Me gusta recordar aquellos años en la juventud cuando en vacaciones solíamos los compañeros y amigos, salir a acampar en las afueras de la ciudad o viajar hacia alguna zona donde había alguna presa y se presentaba la oportunidad de ir de pesca. Era siempre una aventura esperada que disfrutábamos desde los preparativos y hasta el regreso. Tenía el encanto de romper la rutina de vivir en la ciudad y descubrir muchas cosas  a través de un mayor contacto con la naturaleza.

Hacíamos una coperacha para adquirir algunas cosas y también asaltábamos las respectivas despensas en la casa de cada quien para reunir algunos alimentos y bebidas que consumiríamos el fin de semana. Era indispensable en cada ocasión hacernos acompañar de un radio de baterías para buscar una lejana estación en amplitud modulada y escuchar música norteña que amenizaba la convivencia alrededor de una fogata por las noches. Fueron tiempos en los que los riesgos de dormir en el campo eran menores a los de la actualidad, pero no hacíamos a un lado la importancia de tomar algunas medidas preventivas y llevábamos nuestras tiendas de campaña y en el mejor de los casos alguna bolsa de dormir.

Una vez llegando al lugar buscábamos el sitio adecuado cercano a un árbol y lo más parejo posible, armábamos el par de tiendas de campaña y de inmediato recolectábamos piedras para delimitar el área de fogata y nos íbamos por leña y varas para alimentar el fuego, además de acomodar el escaso menaje para la ocasión.

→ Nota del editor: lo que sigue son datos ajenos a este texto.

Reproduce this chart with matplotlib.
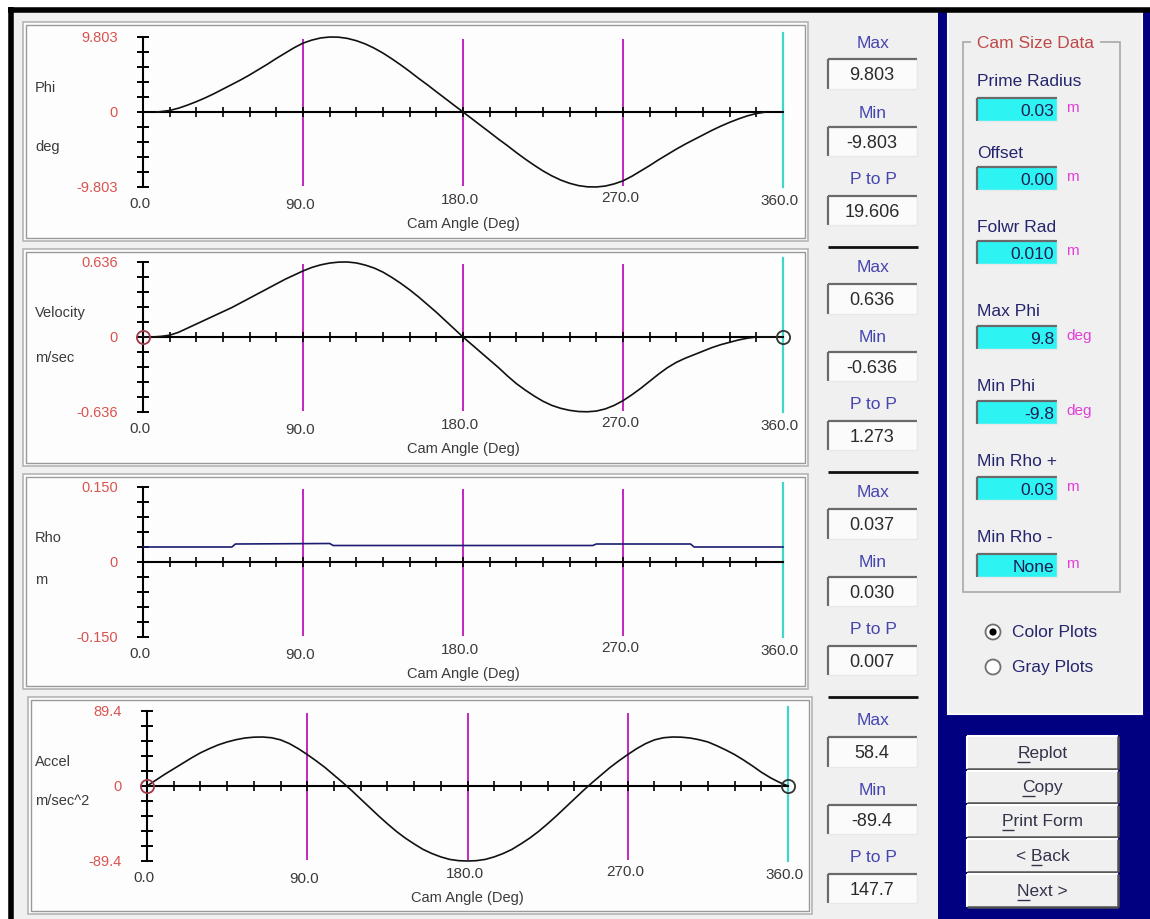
import matplotlib
matplotlib.use("Agg")
import matplotlib.pyplot as plt
from matplotlib.patches import Rectangle, Circle
from matplotlib.font_manager import FontProperties

W, H = 1150, 920
FONT = "Liberation Sans"
plt.rcParams["font.family"] = [FONT, "DejaVu Sans"]

# ---------------- data ----------------
phi_angle = [7.5] + list(range(10, 355, 5))
phi_deg = [0.0,
           0.05, 0.2, 0.5, 0.9, 1.35, 1.85, 2.4, 3.0, 3.6, 4.2, 4.85, 5.55, 6.25, 7.0, 7.7, 8.4, 9.0,
           9.4, 9.68, 9.8, 9.78, 9.62, 9.32, 8.9, 8.35, 7.7, 6.95, 6.15, 5.3, 4.4, 3.55, 2.65, 1.77, 0.88, 0.0,
           -0.88, -1.77, -2.65, -3.55, -4.4, -5.3, -6.15, -6.95, -7.7, -8.35, -8.9, -9.32, -9.62, -9.78,
           -9.8, -9.68, -9.4, -9.0, -8.4, -7.7, -7.0, -6.25, -5.55, -4.85, -4.2, -3.6, -3.0, -2.4, -1.85,
           -1.35, -0.9, -0.5, -0.2, -0.02]

vel_angle = list(range(0, 350, 5)) + [360]
vel_ms = [0.0, 0.0, 0.005, 0.015, 0.04, 0.075, 0.11, 0.145, 0.18, 0.215, 0.25, 0.29, 0.33, 0.37, 0.41,
          0.45, 0.49, 0.525, 0.56, 0.59, 0.612, 0.627, 0.635, 0.636, 0.628, 0.61, 0.585, 0.55, 0.505,
          0.455, 0.40, 0.34, 0.275, 0.21, 0.14, 0.07, 0.0,
          -0.065, -0.13, -0.195, -0.26, -0.33, -0.395, -0.45, -0.50, -0.545, -0.58, -0.605, -0.622,
          -0.632, -0.634, -0.628, -0.61, -0.58, -0.54, -0.49, -0.435, -0.375, -0.315, -0.26, -0.215,
          -0.18, -0.15, -0.12, -0.09, -0.065, -0.045, -0.025, -0.01, 0.0,
          0.0]

rho_angle = [0, 50, 52, 105, 107, 253, 255, 308, 310, 360]
rho_m = [0.030, 0.030, 0.036, 0.037, 0.033, 0.033, 0.036, 0.036, 0.030, 0.030]

acc_angle = list(range(0, 365, 5))
acc_ms2 = [0, 7, 14, 20.5, 27, 33.5, 39.5, 44.5, 49, 52.5, 55.2, 57.2, 58.2, 58.4, 57.5, 55, 50.5,
           44.5, 37.5, 30, 22, 13, 4, -5.5, -15.5, -25.5, -35.5, -45, -54, -62, -69, -75.5, -80.5,
           -84.5, -87.5, -89, -89.4,
           -89, -87.5, -84.5, -80.5, -75.5, -69, -62, -54, -45, -35.5, -25.5, -15.5, -5.5, 4, 13, 22,
           30, 37.5, 44.5, 50.5, 55, 57.5, 58.4, 58.2, 57.2, 55.2, 52.5, 48, 43, 37.5, 31, 24, 16.5,
           10, 4.5, 0]

plot_series = [(phi_angle, phi_deg), (vel_angle, vel_ms), (rho_angle, rho_m), (acc_angle, acc_ms2)]
plot_names = ["Phi", "Velocity", "Rho", "Accel"]
plot_units = ["deg", "m/sec", "m", "m/sec^2"]
y_limits = [9.803, 0.636, 0.150, 89.4]
y_top_labels = ["9.803", "0.636", "0.150", "89.4"]
y_bot_labels = ["-9.803", "-0.636", "-0.150", "-89.4"]
x_tick_values = [0, 90, 180, 270, 360]
x_tick_labels = ["0.0", "90.0", "180.0", "270.0", "360.0"]
x_axis_title = "Cam Angle (Deg)"
end_markers = [False, True, False, True]

stat_max = ["9.803", "0.636", "0.037", "58.4"]
stat_min = ["-9.803", "-0.636", "0.030", "-89.4"]
stat_ptp = ["19.606", "1.273", "0.007", "147.7"]

cam_title = "Cam Size Data"
cam_fields = ["Prime Radius", "Offset", "Folwr Rad", "Max Phi", "Min Phi", "Min Rho +", "Min Rho -"]
cam_values = ["0.03", "0.00", "0.010", "9.8", "-9.8", "0.03", "None"]
cam_units = ["m", "m", "m", "deg", "deg", "m", "m"]
radio_labels = ["Color Plots", "Gray Plots"]
buttons = ["Replot", "Copy", "Print Form", "< Back", "Next >"]
button_mnemonic = [0, 0, 0, 2, 0]

# ---------------- styling / layout ----------------
FORM_BG = "#f0f0f0"
NAVY = "#000080"
RED_LBL = "#d9534f"
DARK_TXT = "#3a3a3a"
BLUE_TXT = "#4545b0"
NAVY_TXT = "#25256e"
MAGENTA = "#c028c0"
CYAN_LINE = "#3fd8c8"
CYAN_BOX = "#2ef3f3"
UNIT_CLR = "#e040d8"

fig = plt.figure(figsize=(W / 100, H / 100), dpi=100)
fig.patch.set_facecolor("white")
bg = fig.add_axes([0, 0, 1, 1], zorder=0)
bg.set_xlim(0, W)
bg.set_ylim(H, 0)
bg.axis("off")


def rect(x0, y0, x1, y1, fc, ec="none", lw=0.0, z=1):
    bg.add_patch(Rectangle((x0, y0), x1 - x0, y1 - y0, fc=fc, ec=ec, lw=lw, zorder=z))


def seg(x0, y0, x1, y1, c, lw, z=2):
    bg.plot([x0, x1], [y0, y1], color=c, lw=lw, zorder=z, solid_capstyle="butt")


def sunken(x0, y0, x1, y1, fc, z=2):
    rect(x0, y0, x1, y1, fc, z=z)
    seg(x0, y0, x1, y0, "#6a6a6a", 1.6, z + 0.1)
    seg(x0, y0, x0, y1, "#6a6a6a", 1.6, z + 0.1)
    seg(x0, y1, x1, y1, "#e8e8e8", 1.0, z + 0.1)
    seg(x1, y0, x1, y1, "#e8e8e8", 1.0, z + 0.1)


def raised(x0, y0, x1, y1, fc, z=2):
    rect(x0, y0, x1, y1, fc, z=z)
    seg(x0, y0, x1, y0, "white", 1.5, z + 0.1)
    seg(x0, y0, x0, y1, "white", 1.5, z + 0.1)
    seg(x0, y1, x1, y1, "#505050", 1.8, z + 0.1)
    seg(x1, y0, x1, y1, "#505050", 1.8, z + 0.1)


# window background
rect(13, 13, 938, H, FORM_BG, z=0.5)
rect(938, 13, W, H, NAVY, z=0.5)
seg(8, 10.5, W, 10.5, "black", 4.0, 3)
seg(10.5, 8, 10.5, H, "black", 4.0, 3)

# plot panel frames
frames = [(23, 23, 808, 242), (23, 250, 808, 467), (23, 475, 808, 690), (28, 698, 812, 915)]
for (x0, y0, x1, y1) in frames:
    rect(x0, y0, x1, y1, "#fdfdfd", ec="#b4b4b4", lw=1.2, z=1)
    bg.add_patch(Rectangle((x0 + 3, y0 + 3), x1 - x0 - 6, y1 - y0 - 6, fc="none",
                           ec="#9a9a9a", lw=1.0, zorder=1.1))

# plots
ax_x0 = [143, 143, 143, 147]
ax_x1 = [783, 783, 783, 788]
ax_top = [38, 263, 488, 712]
ax_h = 150
unit_off = [34, 20, 17, 14]
tick_lbl_off = [16, 17, 12, 10, 13]

for i in range(4):
    x0, x1, top = ax_x0[i], ax_x1[i], ax_top[i]
    ax = fig.add_axes([x0 / W, 1 - (top + ax_h) / H, (x1 - x0) / W, ax_h / H], zorder=2)
    ax.patch.set_alpha(0)
    ax.axis("off")
    ym = y_limits[i]
    ax.set_xlim(0, 360)
    ax.set_ylim(-ym, ym)

    ax.vlines([90, 180, 270], -ym * 0.98, ym * 0.98, colors=MAGENTA, lw=1.4, zorder=2)
    ax.plot([360, 360], [-ym, ym * 1.05], color=CYAN_LINE, lw=1.6, zorder=2, clip_on=False)

    ax.plot([0, 360], [0, 0], color="black", lw=1.5, zorder=3, clip_on=False)
    ax.plot([0, 0], [-ym, ym], color="black", lw=1.5, zorder=3, clip_on=False)
    yt = [k * ym / 5 for k in range(-5, 6)]
    ax.plot([0] * len(yt), yt, ls="none", marker="_", ms=8.5, mew=1.4, color="black",
            zorder=3, clip_on=False)
    xt = list(range(15, 360, 15))
    ax.plot(xt, [0] * len(xt), ls="none", marker="|", ms=7.0, mew=1.2, color="black",
            zorder=3, clip_on=False)

    xs, ys = plot_series[i]
    ccol = "#1c1c70" if i == 2 else "#111111"
    ax.plot(xs, ys, color=ccol, lw=1.2, zorder=4, clip_on=False)

    if end_markers[i]:
        ax.plot([0], [0], marker="o", ms=9.5, mfc="none", mec="#a03848", mew=1.3,
                zorder=5, clip_on=False)
        ax.plot([360], [0], marker="o", ms=9.5, mfc="none", mec="#333333", mew=1.3,
                zorder=5, clip_on=False)

    # y labels
    for val, txt in [(ym, y_top_labels[i]), (0, "0"), (-ym, y_bot_labels[i])]:
        ax.annotate(txt, xy=(0, val), xycoords="data", xytext=(-25, 0),
                    textcoords="offset pixels", ha="right", va="center",
                    fontsize=10.5, color=RED_LBL, annotation_clip=False)
    # x tick labels
    for j, (v, t) in enumerate(zip(x_tick_values, x_tick_labels)):
        ax.annotate(t, xy=(v, -ym), xycoords="data", xytext=(-3, -tick_lbl_off[j]),
                    textcoords="offset pixels", ha="center", va="center",
                    fontsize=11, color=DARK_TXT, annotation_clip=False)
    ax.annotate(x_axis_title, xy=(180, -ym), xycoords="data", xytext=(0, -36),
                textcoords="offset pixels", ha="center", va="center",
                fontsize=10.5, color=DARK_TXT, annotation_clip=False)

    zero_y = top + ax_h / 2
    bg.text(35, top + 50, plot_names[i], ha="left", va="center", fontsize=10.5,
            color=DARK_TXT, zorder=5)
    bg.text(35, zero_y + unit_off[i], plot_units[i], ha="left", va="center", fontsize=10.5,
            color=DARK_TXT, zorder=5)

# statistics column
group_off = [0, 225, 450, 678]
for i, g in enumerate(group_off):
    for lbl, ly, by0, by1, val in [("Max", 43, 60, 90, stat_max[i]),
                                  ("Min", 113, 128, 157, stat_min[i]),
                                  ("P to P", 180, 197, 226, stat_ptp[i])]:
        bg.text(873, ly + g, lbl, ha="center", va="center", fontsize=12.5,
                color=BLUE_TXT, zorder=5)
        sunken(828, by0 + g, 917, by1 + g, "#fbfbfb", z=2)
        bg.text(872, (by0 + by1) / 2 + g + 1, val, ha="center", va="center",
                fontsize=13, color="#2a2a2a", zorder=5)
    if i < 3:
        seg(828, 248 + g, 918, 248 + g, "#111111", 2.0, 3)

# right-hand panel
rect(948, 13, 1142, 715, FORM_BG, ec="#fafafa", lw=1.5, z=1)
bg.add_patch(Rectangle((963, 43), 1120 - 963, 593 - 43, fc="none", ec="#a8a8a8",
                       lw=1.2, zorder=2))
bg.text(972, 43, " " + cam_title + " ", ha="left", va="center", fontsize=12.5,
        color="#c04848", zorder=5,
        bbox=dict(fc=FORM_BG, ec="none", pad=0.5))

label_y = [82, 153, 227, 312, 387, 462, 538]
box_y = [99, 168, 242, 327, 402, 478, 555]
for lbl, val, unit, ly, by in zip(cam_fields, cam_values, cam_units, label_y, box_y):
    bg.text(977, ly, lbl, ha="left", va="center", fontsize=12.5, color=NAVY_TXT, zorder=5)
    sunken(977, by, 1057, by + 23, CYAN_BOX, z=2)
    bg.text(1054, by + 12.5, val, ha="right", va="center", fontsize=12.5,
            color="#1e1e50", zorder=5)
    bg.text(1066, by + 9, unit, ha="left", va="center", fontsize=11, color=UNIT_CLR, zorder=5)

for k, (lbl, ry) in enumerate(zip(radio_labels, [633, 668])):
    bg.add_patch(Circle((993, ry), 7.5, fc="white", ec="#707070", lw=1.3, zorder=4))
    if k == 0:
        bg.add_patch(Circle((993, ry), 3.6, fc="black", ec="none", zorder=5))
    bg.text(1012, ry, lbl, ha="left", va="center", fontsize=12.5, color=NAVY_TXT, zorder=5)

btn_rows = [(737, 770), (772, 804), (806, 838), (840, 873), (875, 908)]
renderer = fig.canvas.get_renderer()
bprop = FontProperties(family=FONT, size=12.5)


def text_w(s):
    if not s:
        return 0.0
    return renderer.get_text_width_height_descent(s, bprop, ismath=False)[0]


for lbl, mi, (y0, y1) in zip(buttons, button_mnemonic, btn_rows):
    raised(967, y0, 1118, y1, "#f0f0f0", z=2)
    cx, cy = 1042.5, (y0 + y1) / 2
    bg.text(cx, cy, lbl, ha="center", va="center", fontproperties=bprop,
            color="#33334a", zorder=5)
    full = text_w(lbl)
    start = cx - full / 2
    u1 = start + text_w(lbl[:mi + 1])
    u0 = u1 - text_w(lbl[mi])
    seg(u0, cy + 9, u1, cy + 9, "#33334a", 1.0, 5)

fig.savefig("out.png", dpi=100, facecolor="white")
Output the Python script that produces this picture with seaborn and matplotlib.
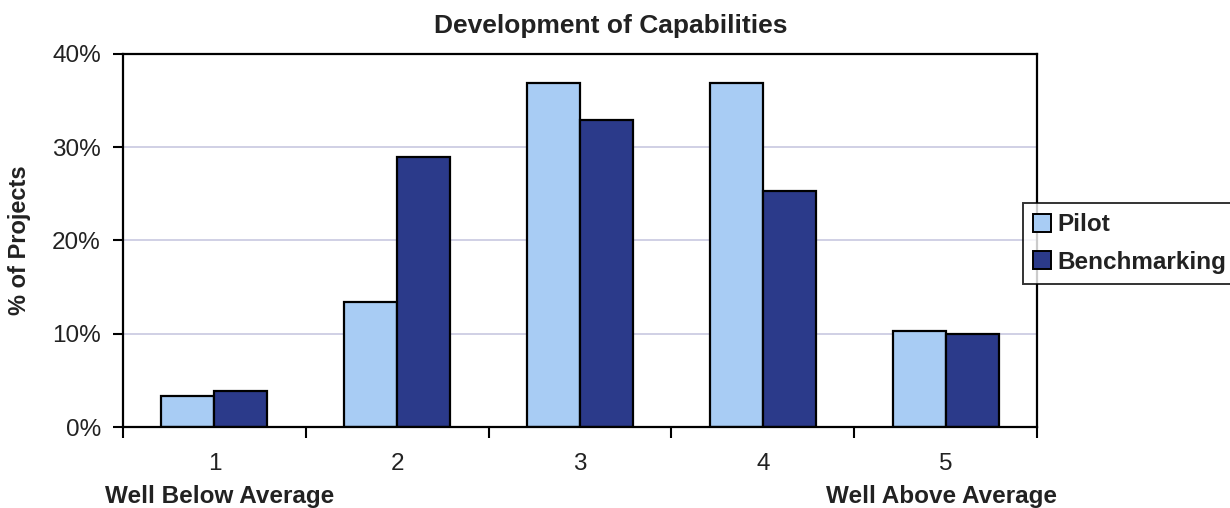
import numpy as np
import pandas as pd
import matplotlib
matplotlib.use("Agg")
import matplotlib.pyplot as plt
from matplotlib.patches import Patch
from matplotlib.ticker import FixedLocator, FuncFormatter
import seaborn as sns

# Rating scale and share of projects (%) per rating
ratings = ["1", "2", "3", "4", "5"]
pilot = [3.3, 13.4, 36.9, 36.9, 10.3]
benchmarking = [3.9, 29.0, 32.9, 25.3, 10.0]
series_names = ["Pilot", "Benchmarking"]
y_ticks = [0, 10, 20, 30, 40]

df = pd.DataFrame({
    "rating": ratings * 2,
    "pct": pilot + benchmarking,
    "series": [series_names[0]] * len(ratings) + [series_names[1]] * len(ratings),
})

sns.set_theme(style="white")
plt.rcParams["font.family"] = ["Liberation Sans", "DejaVu Sans"]

colors = ["#A8CCF4", "#2B3A8A"]
text_color = "#222222"

fig = plt.figure(figsize=(12.3, 5.08), dpi=100)
ax = fig.add_axes([123 / 1230, 1 - 427 / 508, (1037 - 123) / 1230, (427 - 54) / 508])

sns.barplot(data=df, x="rating", y="pct", hue="series", palette=colors,
            saturation=1, width=0.58, gap=0, edgecolor="black", linewidth=1.6,
            legend=False, ax=ax)

ax.set_xlim(-0.5, len(ratings) - 0.5)
ax.set_ylim(0, 40)

# Y axis: percent labels with light gridlines
ax.set_yticks(y_ticks)
ax.yaxis.set_major_formatter(FuncFormatter(lambda v, p: f"{v:.0f}%"))
ax.yaxis.grid(True, color="#C4C4DE", linewidth=1.1)
ax.set_axisbelow(True)
ax.tick_params(axis="y", which="major", left=True, direction="out", length=7,
               width=1.5, color="black", labelsize=17.5, pad=9,
               labelcolor=text_color)

# X axis: tick marks at category boundaries, labels at category centres
ax.xaxis.set_major_locator(FixedLocator(np.arange(-0.5, len(ratings), 1.0)))
ax.xaxis.set_minor_locator(FixedLocator(np.arange(len(ratings))))
ax.set_xticklabels([""] * (len(ratings) + 1))
ax.set_xticklabels(ratings, minor=True)
ax.tick_params(axis="x", which="major", bottom=True, direction="out", length=8,
               width=1.5, color="black")
ax.tick_params(axis="x", which="minor", bottom=True, length=0, labelsize=17.5,
               pad=19, labelcolor=text_color)

for s in ax.spines.values():
    s.set_color("black")
    s.set_linewidth(1.6)

ax.set_xlabel("")
ax.set_ylabel("% of Projects", fontsize=17, fontweight="bold", color=text_color)
ax.yaxis.set_label_coords(-0.101, 0.5)
ax.set_title("Development of Capabilities", fontsize=19, fontweight="bold",
             pad=15, color=text_color, x=(611 - 123) / 914)

# End-of-scale descriptions under ratings 1 and 5
trans = matplotlib.transforms.blended_transform_factory(ax.transData, fig.transFigure)
ax.text(0.03, 1 - 497 / 508, "Well Below Average", transform=trans, ha="center",
        va="center", fontsize=17.5, fontweight="bold", color=text_color)
ax.text(3.98, 1 - 497 / 508, "Well Above Average", transform=trans, ha="center",
        va="center", fontsize=17.5, fontweight="bold", color=text_color)

handles = [Patch(facecolor=c, edgecolor="black", linewidth=1.4) for c in colors]
leg = fig.legend(handles, series_names, loc="upper left",
                 bbox_to_anchor=(1023 / 1230, 1 - 203 / 508),
                 frameon=True, fancybox=False, edgecolor="black",
                 prop={"weight": "bold", "size": 17.5},
                 handlelength=0.75, handleheight=0.75, handletextpad=0.25,
                 borderpad=0.42, labelspacing=0.6, borderaxespad=0)
leg.get_frame().set_linewidth(1.4)
for t in leg.get_texts():
    t.set_color(text_color)

fig.savefig("out.png", dpi=100, facecolor="white")
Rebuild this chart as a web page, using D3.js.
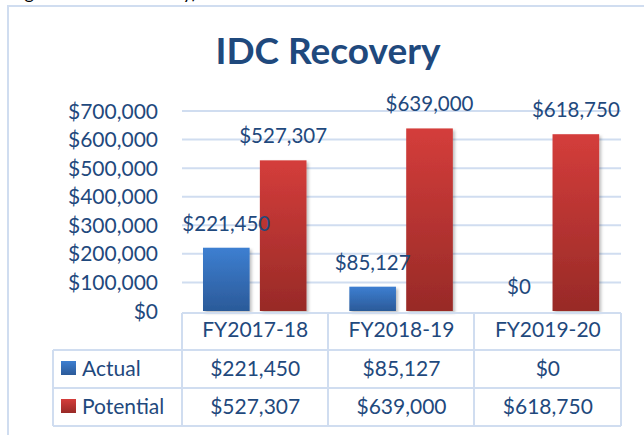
<!DOCTYPE html>
<html>
<head>
<meta charset="utf-8">
<script src="https://cdn.jsdelivr.net/npm/d3@7"></script>
<style>
  body { margin: 0; background: #fff; }
  svg { display: block; }
  text { font-family: Lato, "Open Sans", sans-serif; }
</style>
</head>
<body>
<div id="chart"></div>
<script>
// chart data
const categories = ["FY2017-18", "FY2018-19", "FY2019-20"];
const seriesNames = ["Actual", "Potential"];
const actual = [221450, 85127, 0];
const potential = [527307, 639000, 618750];
const yTicks = [0, 100000, 200000, 300000, 400000, 500000, 600000, 700000];

const W = 644, H = 435;
const textColor = "#1f497d";
const lineColor = "#d0ddf0";
const fmt = d => "$" + d3.format(",")(d);

const svg = d3.select("#chart").append("svg")
  .attr("width", W).attr("height", H);

// gradients + shadow
const defs = svg.append("defs");
function grad(id, top, bottom) {
  const g = defs.append("linearGradient").attr("id", id)
    .attr("x1", 0).attr("y1", 0).attr("x2", 0).attr("y2", 1);
  g.append("stop").attr("offset", "0%").attr("stop-color", top);
  g.append("stop").attr("offset", "100%").attr("stop-color", bottom);
}
grad("gActual", "#3d7fd1", "#2b5a99");
grad("gPotential", "#d43d3b", "#982a27");
defs.append("filter").attr("id", "shadow")
  .attr("x", "-20%").attr("y", "-10%").attr("width", "150%").attr("height", "130%")
  .append("feDropShadow")
  .attr("dx", 2).attr("dy", 2).attr("stdDeviation", 1.5)
  .attr("flood-color", "#000").attr("flood-opacity", 0.25);
const fills = { Actual: "url(#gActual)", Potential: "url(#gPotential)" };

// caption above the frame, mostly cut off by the top edge
svg.append("text")
  .attr("x", 10).attr("y", -1)
  .attr("font-size", 18).attr("fill", "#000")
  .text("Figure 6: IDC Recovery)");

// chart frame (runs off the right / bottom)
svg.append("rect")
  .attr("x", 8).attr("y", 6).attr("width", 700).attr("height", 500)
  .attr("fill", "none").attr("stroke", lineColor).attr("stroke-width", 2);

// title
svg.append("text")
  .attr("x", 328).attr("y", 64)
  .attr("text-anchor", "middle")
  .attr("font-size", 37).attr("font-weight", "bold")
  .attr("fill", textColor)
  .text("IDC Recovery");

// scales
const x0 = d3.scaleBand().domain(categories).range([182, 621]);
const x1 = d3.scaleBand().domain(seriesNames).range([21, 124.5]).paddingInner(0.18);
const y = d3.scaleLinear().domain([0, 700000]).range([311, 111]);

// gridlines
svg.append("g").selectAll("line")
  .data(yTicks.filter(d => d > 0))
  .enter().append("line")
    .attr("x1", 182).attr("x2", 621)
    .attr("y1", d => y(d)).attr("y2", d => y(d))
    .attr("stroke", lineColor).attr("stroke-width", 2);

// y axis labels
const yAxis = svg.append("g")
  .attr("transform", "translate(158,0)")
  .call(d3.axisLeft(y).tickValues(yTicks).tickFormat(fmt).tickSize(0).tickPadding(0));
yAxis.select(".domain").remove();
yAxis.selectAll("text")
  .attr("font-family", "Lato, sans-serif")
  .attr("font-size", 21).attr("fill", textColor)
  .attr("dy", "0.34em");

// bars
const rows = categories.map((c, i) => ({
  cat: c,
  vals: [{ s: "Actual", v: actual[i] }, { s: "Potential", v: potential[i] }]
}));

const groups = svg.append("g").selectAll("g")
  .data(rows).enter().append("g")
  .attr("transform", d => "translate(" + x0(d.cat) + ",0)");

groups.selectAll("rect")
  .data(d => d.vals.filter(v => v.v > 0))
  .enter().append("rect")
    .attr("x", d => x1(d.s))
    .attr("y", d => y(d.v))
    .attr("width", x1.bandwidth())
    .attr("height", d => y(0) - y(d.v))
    .attr("fill", d => fills[d.s])
    .attr("filter", "url(#shadow)");

groups.selectAll("text")
  .data(d => d.vals)
  .enter().append("text")
    .attr("x", d => x1(d.s) + x1.bandwidth() / 2)
    .attr("y", d => y(d.v) - 17)
    .attr("text-anchor", "middle")
    .attr("font-size", 20.5).attr("fill", textColor)
    .text(d => fmt(d.v));

// data table
const table = svg.append("g")
  .attr("stroke", lineColor).attr("stroke-width", 2).attr("fill", "none");
const colEdges = [182, 328, 474, 621];
table.append("line").attr("x1", 182).attr("x2", 621).attr("y1", 313).attr("y2", 313);
[350, 388, 426].forEach(yy => {
  table.append("line").attr("x1", 53).attr("x2", 621).attr("y1", yy).attr("y2", yy);
});
colEdges.forEach(xx => {
  table.append("line").attr("x1", xx).attr("x2", xx).attr("y1", 313).attr("y2", 426);
});
table.append("line").attr("x1", 53).attr("x2", 53).attr("y1", 350).attr("y2", 426);

// header labels
svg.append("g").selectAll("text")
  .data(categories).enter().append("text")
    .attr("x", d => x0(d) + x0.bandwidth() / 2)
    .attr("y", 337)
    .attr("text-anchor", "middle")
    .attr("font-size", 21).attr("fill", textColor)
    .text(d => d);

// rows
const tableRows = [
  { name: "Actual", vals: actual, base: 376, top: 361 },
  { name: "Potential", vals: potential, base: 413.5, top: 399 }
];
tableRows.forEach(r => {
  svg.append("rect")
    .attr("x", 61).attr("y", r.top).attr("width", 15).attr("height", 14)
    .attr("fill", fills[r.name]);
  svg.append("text")
    .attr("x", 82).attr("y", r.base)
    .attr("font-size", 21).attr("fill", textColor)
    .text(r.name);
  svg.append("g").selectAll("text")
    .data(r.vals).enter().append("text")
      .attr("x", (d, i) => x0(categories[i]) + x0.bandwidth() / 2)
      .attr("y", r.base)
      .attr("text-anchor", "middle")
      .attr("font-size", 21).attr("fill", textColor)
      .text(d => fmt(d));
});
</script>
</body>
</html>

En el día, la fogata era indispensable para preparar el café desde temprano y tanto el desayuno como la comida y la cena. Sin embargo, en la noche la fogata adquiría una relevancia mucho mayor, ya que era el marco perfecto para iluminar y charlar o contar las historias y hablar de los temas que nos interesaban como jóvenes. Era curioso, pero hablábamos de muchos y variados tópicos, lo que sin duda nos enriquecía más.

Teníamos el acuerdo de turnarnos por horas  para hacer vigilia y supuestamente cuidar que no llegara alguna persona o algún animal. La verdad es que llegaba un momento en que el sueño nos vencía y declinábamos todos en esa tarea.

Pero además de la alegría de poder disfrutar del calor del fuego cercano y de la música, también eran inevitables momentos de silencio, cuando cada uno se quedaba alimentando la fogata. Era entonces que surgía un diálogo diferente, cuando el crepitar de la madera nos invitaba a dar vuelo a la imaginación y encontrar sonidos y figuras en el fuego. Esa breve locura del vínculo entre uno y la fogata se guardaba en la intimidad, y considero que era una probadita de la magia de disfrutar de una noche estrellada que nos permitía abrazar la maravillosa oportunidad de algo que no era cotidiano para nosotros y que siempre lograba sorprendernos cada vez.

En los años recientes han sido muy pocas las oportunidades de estar solo frente al fuego y escuchar la azarosa historia que una fogata nos comparte para mantener activa esa magia que solemos abandonar conforme nos hacemos mayores pero que cuando la vivimos volvemos de nuevo a la juventud. Al final, siempre era una condición apagar el fuego y dejar el círculo de piedra como un mudo testigo de esas noches diferentes en este Querétaro nuevo que deseamos conservar.